Systematic information about the efficiency and effectiveness of expenditure is crucial in assessing the extent to which public expenditure is delivering key social and economic objectives. Over the last number of years, the budgetary framework has undergone significant reform. A number of initiatives are now in place that focus on what is being achieved by public spending. Underpinning this process has been a number of structural reforms that support targeted improvements in the delivery of public services in a sustainable manner.


The Committee has a number of recommendations relating to the Spending Review. The aim of this process is to embed an evaluation mentality in the public service, with the goal of avoiding reactionary budgets and large annual shifts in expenditure. It also helps to maintain an ongoing evaluation of the effectiveness of existing levels of expenditure. I would welcome engagement with the Committee on how the impact of the review process can be maximised.


Other structural reforms include performance and equality budgeting, including establishment of an Equality Budgeting Expert Advisory Group to provide advice on the most effective way to advance Equality Budgeting Policy and progress the initiative. 


Ireland has made good progress in the area of climate proofing through tracking climate-related output targets in the annual Revised Estimates Volume and ex-post evaluation of climate-focussed expenditure programmes.

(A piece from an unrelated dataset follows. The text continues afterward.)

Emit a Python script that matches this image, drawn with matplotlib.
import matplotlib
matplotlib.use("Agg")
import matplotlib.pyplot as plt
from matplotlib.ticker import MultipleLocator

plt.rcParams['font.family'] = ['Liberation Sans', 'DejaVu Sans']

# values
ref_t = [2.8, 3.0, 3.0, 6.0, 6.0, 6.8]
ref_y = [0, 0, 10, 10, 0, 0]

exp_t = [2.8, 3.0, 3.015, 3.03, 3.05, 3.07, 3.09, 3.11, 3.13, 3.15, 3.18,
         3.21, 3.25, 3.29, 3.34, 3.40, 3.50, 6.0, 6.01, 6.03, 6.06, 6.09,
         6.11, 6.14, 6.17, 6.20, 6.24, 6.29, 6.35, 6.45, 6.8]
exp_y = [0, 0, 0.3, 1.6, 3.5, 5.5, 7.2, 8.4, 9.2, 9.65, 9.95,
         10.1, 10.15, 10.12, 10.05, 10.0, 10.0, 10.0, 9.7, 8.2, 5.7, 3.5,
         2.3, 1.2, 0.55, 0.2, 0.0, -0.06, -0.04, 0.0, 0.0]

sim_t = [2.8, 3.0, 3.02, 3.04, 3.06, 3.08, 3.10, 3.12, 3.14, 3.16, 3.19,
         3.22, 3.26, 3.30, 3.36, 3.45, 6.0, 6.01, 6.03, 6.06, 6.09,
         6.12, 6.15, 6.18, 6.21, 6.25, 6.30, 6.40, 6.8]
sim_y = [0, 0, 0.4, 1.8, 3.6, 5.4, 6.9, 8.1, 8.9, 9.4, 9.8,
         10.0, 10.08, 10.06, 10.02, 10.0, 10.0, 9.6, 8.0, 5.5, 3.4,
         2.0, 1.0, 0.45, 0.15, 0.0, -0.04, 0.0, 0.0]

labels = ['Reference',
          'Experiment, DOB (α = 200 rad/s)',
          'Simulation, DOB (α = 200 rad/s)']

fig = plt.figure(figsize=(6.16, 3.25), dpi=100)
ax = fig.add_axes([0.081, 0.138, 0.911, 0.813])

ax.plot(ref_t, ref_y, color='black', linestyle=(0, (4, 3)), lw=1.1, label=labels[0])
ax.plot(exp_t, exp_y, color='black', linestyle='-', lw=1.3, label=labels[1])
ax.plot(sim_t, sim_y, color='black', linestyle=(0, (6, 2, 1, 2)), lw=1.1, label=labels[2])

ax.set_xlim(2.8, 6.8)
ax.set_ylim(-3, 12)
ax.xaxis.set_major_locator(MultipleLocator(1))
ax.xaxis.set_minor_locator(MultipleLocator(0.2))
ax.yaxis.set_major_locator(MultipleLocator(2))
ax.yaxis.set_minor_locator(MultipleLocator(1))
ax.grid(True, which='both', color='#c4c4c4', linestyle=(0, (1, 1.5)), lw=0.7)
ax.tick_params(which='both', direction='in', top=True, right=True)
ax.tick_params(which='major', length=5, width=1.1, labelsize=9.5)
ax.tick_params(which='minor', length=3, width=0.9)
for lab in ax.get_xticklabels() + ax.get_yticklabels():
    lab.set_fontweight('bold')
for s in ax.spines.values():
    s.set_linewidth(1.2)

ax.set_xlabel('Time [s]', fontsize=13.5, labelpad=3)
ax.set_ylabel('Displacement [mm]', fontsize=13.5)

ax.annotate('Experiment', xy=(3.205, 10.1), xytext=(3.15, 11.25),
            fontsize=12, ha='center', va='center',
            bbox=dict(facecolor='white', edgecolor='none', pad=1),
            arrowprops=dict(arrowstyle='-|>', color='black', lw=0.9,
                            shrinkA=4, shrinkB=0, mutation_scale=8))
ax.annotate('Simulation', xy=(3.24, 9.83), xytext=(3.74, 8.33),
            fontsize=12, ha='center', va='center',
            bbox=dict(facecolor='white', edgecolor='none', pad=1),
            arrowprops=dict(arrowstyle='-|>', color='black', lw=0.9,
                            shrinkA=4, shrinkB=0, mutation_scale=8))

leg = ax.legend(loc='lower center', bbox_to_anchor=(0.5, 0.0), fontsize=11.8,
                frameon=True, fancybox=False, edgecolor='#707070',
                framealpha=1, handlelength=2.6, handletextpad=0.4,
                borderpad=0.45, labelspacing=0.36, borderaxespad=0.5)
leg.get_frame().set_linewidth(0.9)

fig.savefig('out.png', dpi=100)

These reforms are aimed at increasing transparency and accountability in the Budget process, facilitating meaningful dialogue around our policies and priorities.



Ensuring the implementation of Project Ireland 2040 is of the upmost importance to this Government. As such, the publication of the improved and expanded Investment Project and Programme Tracker last week is to be welcomed. This builds on the work of the Programme Delivery Board, who have identified a number of important initial priorities which have now seen significant progress.

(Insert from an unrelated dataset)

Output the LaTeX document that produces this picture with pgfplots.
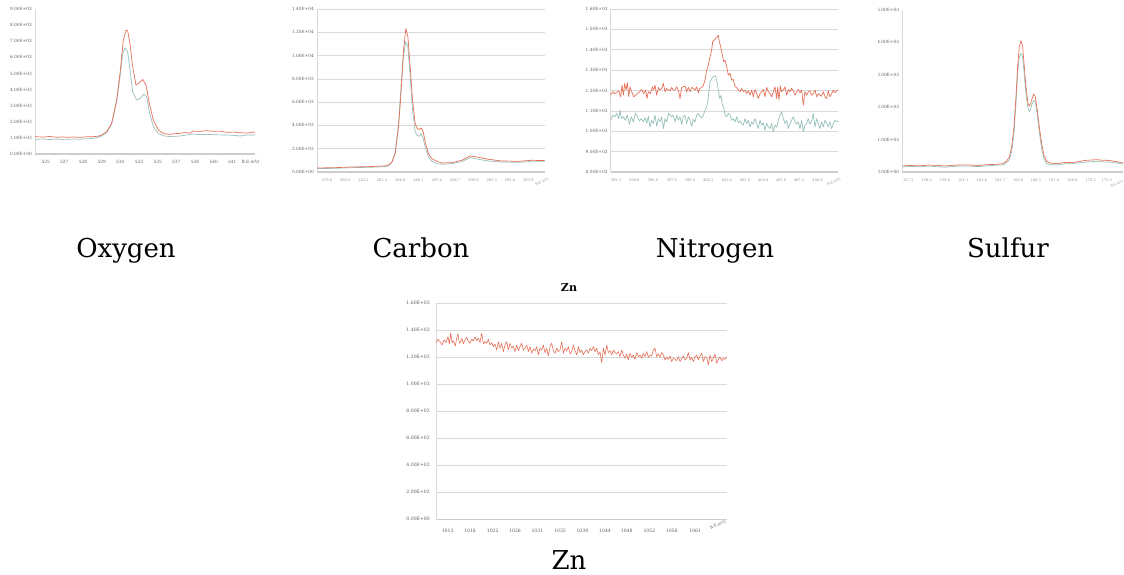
\documentclass[border=0pt]{standalone}
\usepackage{fontspec}
\setmainfont{DejaVu Serif}
\usepackage{pgfplots}
\pgfplotsset{compat=1.18}
\definecolor{sred}{RGB}{228,112,88}
\definecolor{steal}{RGB}{150,192,186}
\definecolor{gridc}{RGB}{217,217,217}
\definecolor{axc}{RGB}{205,205,205}
\definecolor{labc}{RGB}{95,95,95}
\pgfplotsset{
 xps/.style={scale only axis, anchor=south west, axis x line*=bottom, axis y line*=left,
   scaled ticks=false,
   x axis line style={draw=axc, line width=1.3pt}, y axis line style={draw=gridc, line width=0.6pt},
   major tick length=0pt, tick style={draw=none},
   grid style={draw=gridc, line width=0.6pt},
   yticklabel style={font=\fontsize{4.3}{5}\selectfont, text=labc, inner sep=1pt, xshift=-2pt},
   xticklabel style={font=\fontsize{3.6}{4}\selectfont, text=labc!70, yshift=-3pt},
   every axis plot/.append style={line width=0.7pt, mark=none, line join=round},
 }
}
\begin{document}
\begin{tikzpicture}
\useasboundingbox (0,0) rectangle (1124pt,575pt);
% ---------------- Oxygen
\begin{axis}[xps, at={(35pt,421pt)}, width=220pt, height=145pt,
  xmin=105, xmax=765, ymin=0, ymax=9000,
  ytick={0,1000,...,9000},
  yticklabels={0.00E+00,1.00E+03,2.00E+03,3.00E+03,4.00E+03,5.00E+03,6.00E+03,7.00E+03,8.00E+03,9.00E+03},
  xtick={137,193,249,305,361,417,473,529,585,641,697},
  xticklabels={525,527,528,529,530,533,535,537,538,540,541},
  xticklabel style={font=\fontsize{4.3}{5}\selectfont, text=labc}]
\addplot[steal] coordinates {(105,909)(130,930)(150,900)(170,920)(190,905)(200,909)(220,930)(240,915)(260,940)(280,970)(295,1040)(305,1116)(320,1322)(335,1860)(350,3243)(360,4793)(368,6200)(375,6590)(383,6343)(390,5207)(398,3864)(410,3347)(420,3450)(432,3719)(440,3554)(448,2624)(460,1694)(475,1281)(490,1136)(510,1074)(525,1100)(540,1116)(560,1180)(580,1240)(600,1200)(620,1219)(650,1190)(680,1178)(700,1160)(720,1116)(740,1180)(765,1178)};
\addplot[sred] coordinates {(105,1074)(130,1050)(150,1085)(170,1040)(190,1060)(200,1033)(220,1055)(240,1030)(260,1065)(280,1074)(295,1110)(305,1178)(320,1384)(335,1900)(350,3347)(360,5000)(370,7066)(378,7686)(383,7645)(390,6860)(398,5413)(408,4277)(418,4421)(428,4628)(438,4277)(448,3140)(460,2107)(475,1488)(490,1281)(500,1240)(510,1219)(525,1260)(540,1281)(555,1330)(570,1300)(580,1425)(600,1400)(620,1446)(640,1410)(660,1420)(680,1343)(700,1360)(720,1322)(740,1300)(765,1364)};
\end{axis}
\node[anchor=west, font=\fontsize{4.3}{5}\selectfont, text=labc] at (238pt,413pt) {B.E.(eV)};
% ---------------- Carbon
\begin{scope}
\clip (291pt,380pt) rectangle (560pt,575pt);
\begin{axis}[xps, at={(317pt,403pt)}, width=228pt, height=163pt,
  xmin=95, xmax=780, ymin=0, ymax=14000, ymajorgrids,
  ytick={0,2000,...,14000},
  yticklabels={0.00E+00,2.00E+03,4.00E+03,6.00E+03,8.00E+03,1.00E+04,1.20E+04,1.40E+04},
  xtick={125,180,235,290,345,400,455,510,565,620,675,730},
  xticklabels={279.6,280.9,282.2,283.5,284.8,286.1,287.4,288.7,290.0,291.3,292.6,293.9}]
\addplot[steal] coordinates {(95,287)(150,316)(200,373)(250,402)(300,459)(310,545)(320,804)(330,1722)(340,4162)(348,7605)(355,10045)(362,11193)(368,10763)(375,8180)(382,5310)(390,3444)(396,3157)(402,3071)(408,3301)(414,2870)(420,2153)(430,1292)(440,918)(455,718)(470,660)(500,718)(530,890)(555,1234)(575,1119)(610,947)(650,861)(700,832)(740,890)(780,890)};
\addplot[sred] coordinates {(95,344)(150,373)(200,431)(250,459)(300,517)(310,603)(320,861)(330,1579)(340,3875)(348,7032)(355,10476)(362,12341)(368,11624)(375,9041)(382,6171)(390,4162)(396,3731)(402,3645)(408,3788)(414,3444)(420,2583)(430,1579)(440,1148)(455,918)(470,775)(500,804)(530,1005)(555,1378)(575,1292)(610,1091)(650,947)(700,918)(740,1005)(780,976)};
\end{axis}
\end{scope}
\node[rotate=25, font=\fontsize{3.4}{4}\selectfont, text=labc!70] at (542pt,393pt) {B.E.(eV)};
% ---------------- Nitrogen
\begin{scope}
\clip (582pt,380pt) rectangle (850pt,575pt);
\begin{axis}[xps, at={(610.7pt,403pt)}, width=227.6pt, height=163pt,
  xmin=107, xmax=790, ymin=800, ymax=1600, ymajorgrids,
  ytick={800,900,...,1600},
  yticklabels={8.00E+02,9.00E+02,1.00E+03,1.10E+03,1.20E+03,1.30E+03,1.40E+03,1.50E+03,1.60E+03},
  xtick={122,178,234,290,345,400,455,510,565,618,672,728},
  xticklabels={393.2,394.6,396.0,397.4,398.8,400.2,401.6,403.0,404.4,405.8,407.2,408.6}]
\addplot[steal] coordinates {(107,1054)(113,1079)(119,1071)(125,1087)(131,1062)(135,1103)(139,1062)(145,1071)(151,1054)(157,1079)(163,1034)(169,1071)(175,1046)(181,1087)(187,1071)(193,1051)(199,1062)(205,1046)(210,1067)(215,1038)(220,1074)(225,1021)(230,1054)(235,1038)(240,1079)(245,1025)(250,1062)(255,1046)(260,1071)(265,1013)(270,1062)(275,1046)(280,1087)(285,1079)(290,1071)(295,1079)(300,1046)(305,1079)(310,1054)(315,1071)(320,1034)(325,1071)(330,1079)(335,1038)(340,1071)(345,1054)(350,1025)(355,1058)(360,1046)(365,1079)(370,1087)(375,1071)(380,1067)(385,1079)(390,1103)(395,1120)(400,1169)(405,1243)(410,1259)(414,1267)(418,1271)(422,1271)(426,1243)(430,1202)(434,1161)(438,1177)(442,1128)(446,1120)(450,1079)(455,1071)(460,1087)(465,1079)(470,1054)(475,1062)(480,1046)(485,1071)(490,1041)(495,1051)(500,1038)(505,1030)(510,1062)(515,1038)(520,1054)(525,1021)(530,1046)(535,1034)(540,1062)(545,1038)(550,1013)(555,1054)(560,1030)(565,1041)(570,1005)(575,1038)(580,1021)(585,1013)(590,1038)(595,997)(600,1030)(605,1021)(610,1054)(615,1079)(620,1095)(625,1062)(630,1038)(635,1054)(640,1013)(645,1038)(650,1054)(655,1071)(660,1046)(665,1034)(670,1046)(675,1013)(680,1054)(685,997)(690,1030)(695,1038)(700,1062)(705,1034)(710,1051)(715,1087)(720,1021)(725,1062)(730,1038)(735,1013)(740,1046)(745,1021)(750,1054)(755,1038)(760,1021)(765,1046)(770,1013)(775,1038)(780,1054)(785,1046)(790,1051)};
\addplot[sred] coordinates {(107,1177)(113,1194)(119,1185)(125,1189)(131,1199)(137,1169)(141,1226)(145,1177)(149,1235)(153,1202)(157,1238)(161,1169)(165,1218)(170,1194)(176,1169)(182,1177)(188,1185)(194,1194)(200,1205)(206,1185)(212,1202)(216,1161)(220,1194)(226,1185)(232,1218)(236,1202)(240,1226)(245,1177)(250,1215)(255,1202)(260,1210)(265,1235)(270,1194)(275,1210)(280,1202)(285,1199)(290,1215)(295,1202)(300,1202)(305,1218)(310,1202)(315,1161)(320,1215)(325,1218)(330,1222)(335,1194)(340,1215)(345,1194)(350,1215)(355,1210)(360,1202)(365,1218)(370,1189)(375,1210)(380,1215)(385,1226)(390,1251)(395,1300)(400,1325)(405,1366)(410,1399)(413,1440)(418,1448)(422,1456)(427,1464)(430,1472)(433,1440)(437,1415)(441,1382)(446,1341)(450,1349)(455,1317)(460,1276)(465,1284)(470,1251)(475,1254)(480,1218)(485,1215)(490,1202)(495,1194)(500,1210)(505,1194)(510,1202)(515,1185)(520,1199)(525,1177)(530,1202)(535,1169)(540,1205)(545,1185)(550,1161)(555,1185)(560,1194)(565,1205)(570,1169)(575,1215)(580,1194)(585,1185)(590,1169)(595,1194)(600,1218)(605,1161)(608,1215)(612,1153)(616,1222)(620,1194)(625,1202)(630,1218)(635,1177)(640,1205)(645,1194)(650,1210)(655,1199)(660,1177)(665,1194)(670,1205)(675,1189)(680,1202)(685,1128)(690,1194)(695,1177)(700,1194)(705,1199)(710,1177)(715,1185)(720,1202)(725,1169)(730,1185)(735,1177)(740,1172)(745,1194)(750,1169)(755,1161)(760,1199)(765,1169)(770,1185)(775,1202)(780,1189)(785,1199)(790,1202)};
\end{axis}
\end{scope}
\node[rotate=25, font=\fontsize{3.4}{4}\selectfont, text=labc!70] at (834pt,393pt) {B.E.(eV)};
% ---------------- Sulfur
\begin{scope}
\clip (878pt,380pt) rectangle (1124pt,575pt);
\begin{axis}[xps, at={(902.3pt,403pt)}, width=221pt, height=162pt,
  xmin=97, xmax=760, ymin=0, ymax=5000,
  ytick={0,1000,...,5000},
  yticklabels={0.00E+00,1.00E+03,2.00E+03,3.00E+03,4.00E+03,5.00E+03},
  xtick={115,170,225,280,335,390,445,497,552,607,662,710},
  xticklabels={157.2,158.5,159.8,161.1,162.4,163.7,165.0,166.3,167.6,168.9,170.2,171.5}]
\addplot[steal] coordinates {(97,155)(120,175)(150,160)(175,180)(200,165)(225,150)(250,170)(275,185)(300,180)(325,165)(350,190)(380,210)(400,217)(410,289)(418,381)(425,619)(432,1186)(438,2114)(443,3041)(448,3557)(453,3660)(458,3557)(463,2990)(468,2423)(474,1959)(479,1856)(485,2062)(491,2217)(496,2165)(502,1753)(508,1237)(515,722)(522,412)(530,258)(540,227)(560,217)(575,240)(590,258)(605,250)(620,278)(635,290)(650,309)(665,320)(680,330)(695,315)(710,309)(725,300)(740,278)(760,237)};
\addplot[sred] coordinates {(97,186)(120,200)(150,190)(175,215)(200,206)(225,185)(250,210)(275,220)(300,217)(325,200)(350,225)(380,237)(400,258)(410,340)(418,464)(425,773)(432,1392)(438,2320)(443,3248)(448,3866)(453,4052)(458,3866)(463,3248)(468,2629)(474,2114)(479,2031)(485,2217)(491,2402)(496,2320)(502,1907)(508,1392)(515,876)(522,515)(530,330)(540,278)(560,258)(575,280)(590,299)(605,290)(620,309)(635,340)(650,361)(665,370)(680,381)(695,365)(710,361)(725,345)(740,320)(760,278)};
\end{axis}
\end{scope}
\node[rotate=25, font=\fontsize{3.2}{4}\selectfont, text=labc!70] at (1117pt,391pt) {B.E.(eV)};
% ---------------- Zn
\begin{scope}
\clip (406pt,30pt) rectangle (745pt,300pt);
\begin{axis}[xps, at={(436pt,55.7pt)}, width=290.7pt, height=216pt,
  xmin=168, xmax=1040, ymin=0, ymax=1600, ymajorgrids,
  ytick={0,200,...,1600},
  yticklabels={0.00E+00,2.00E+02,4.00E+02,6.00E+02,8.00E+02,1.00E+03,1.20E+03,1.40E+03,1.60E+03},
  yticklabel style={font=\fontsize{4.6}{5}\selectfont, xshift=-3pt},
  xtick={203,270,338,405,472,540,607,675,740,808,875,945},
  xticklabels={1013,1018,1022,1026,1031,1035,1039,1044,1048,1052,1056,1061},
  xticklabel style={font=\fontsize{4.6}{5}\selectfont, text=labc, yshift=-3pt}]
\addplot[sred, line width=0.6pt] coordinates {(168,1304)(174,1333)(180,1316)(186,1291)(192,1328)(198,1309)(204,1353)(208,1299)(212,1378)(216,1309)(220,1323)(226,1284)(230,1341)(234,1373)(238,1304)(242,1316)(246,1341)(250,1299)(255,1328)(260,1348)(265,1316)(270,1304)(275,1333)(280,1321)(285,1353)(290,1323)(295,1341)(300,1309)(305,1378)(310,1299)(315,1316)(320,1304)(325,1333)(330,1291)(335,1309)(340,1279)(345,1299)(350,1254)(355,1316)(360,1267)(365,1304)(370,1242)(375,1291)(380,1316)(385,1254)(390,1304)(395,1267)(400,1284)(405,1242)(410,1291)(415,1249)(420,1279)(425,1304)(430,1254)(435,1267)(440,1291)(445,1242)(450,1279)(455,1230)(460,1259)(465,1249)(470,1279)(475,1217)(480,1267)(485,1254)(490,1291)(495,1235)(500,1267)(505,1210)(510,1279)(515,1304)(520,1249)(525,1230)(530,1267)(535,1242)(540,1254)(545,1316)(550,1230)(555,1267)(560,1249)(565,1279)(570,1225)(575,1242)(580,1291)(585,1249)(590,1217)(595,1279)(600,1235)(605,1254)(610,1217)(615,1242)(620,1254)(625,1230)(630,1267)(635,1249)(640,1279)(645,1242)(650,1267)(655,1217)(660,1242)(665,1160)(670,1267)(675,1217)(680,1291)(685,1235)(690,1249)(695,1217)(700,1254)(705,1235)(710,1225)(715,1242)(720,1205)(725,1254)(730,1217)(735,1193)(740,1225)(745,1180)(750,1230)(755,1200)(760,1217)(765,1185)(770,1235)(775,1205)(780,1217)(785,1193)(790,1230)(795,1205)(800,1242)(805,1200)(810,1217)(815,1210)(820,1254)(825,1267)(830,1205)(835,1225)(840,1200)(845,1235)(850,1217)(855,1180)(860,1200)(865,1185)(870,1210)(875,1168)(880,1193)(885,1185)(890,1175)(895,1205)(900,1168)(905,1193)(910,1210)(915,1180)(920,1193)(925,1235)(930,1180)(935,1200)(940,1168)(945,1205)(950,1217)(955,1180)(960,1210)(965,1230)(970,1168)(975,1205)(980,1200)(985,1143)(990,1217)(995,1168)(1000,1193)(1005,1225)(1010,1155)(1015,1185)(1020,1200)(1025,1175)(1030,1193)(1035,1185)(1040,1205)};
\end{axis}
\node[font=\bfseries\fontsize{11}{12}\selectfont] at (569pt,288pt) {Zn};
\end{scope}
\node[rotate=25, font=\fontsize{4}{4}\selectfont, text=labc] at (718pt,50pt) {B.E.(eV)};
% ---------------- captions
\node[anchor=base, font=\fontsize{26}{30}\selectfont] at (126pt,317pt) {Oxygen};
\node[anchor=base, font=\fontsize{26}{30}\selectfont] at (421pt,317pt) {Carbon};
\node[anchor=base, font=\fontsize{26}{30}\selectfont] at (715pt,317pt) {Nitrogen};
\node[anchor=base, font=\fontsize{26}{30}\selectfont] at (1008pt,317pt) {Sulfur};
\node[anchor=base, font=\fontsize{26}{30}\selectfont] at (569pt,5pt) {Zn};
\end{tikzpicture}
\end{document}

These include: improving information flows for project monitoring, establishing a Land Development Agency, establishing a Construction Sector Group and progressing the four developmental funds. Addressing these issues will ensure that projects outlined in the NDP can be delivered on time and on budget and that the objectives set out in the National Planning Framework are achieved on a value for money basis.


I note the Committee’s recommendation that consideration be given to increasing carbon tax over a number of years. While I consider that the carbon tax can play an important role in helping to reduce national emissions, in any analysis of the carbon tax, it is necessary to consider not just its potential to reduce national emissions, but also wider economic and social impacts. The ESRI, as part of its joint research programme with my Department, has produced initial research providing a perspective on the environmental, economic and social impacts of increases to the carbon tax. I am informed that it is developing a multi-annual model for the same purpose which will inform our views on the impacts of multi annual increases to the carbon tax.   


Finally, the Committee’s Pre Budget document makes a number of other recommendations in the tax area which will be given full consideration in the context of the forthcoming Budget.


I would like to thank the Committee again for the opportunity to speak here today and I am happy to address any questions you may have.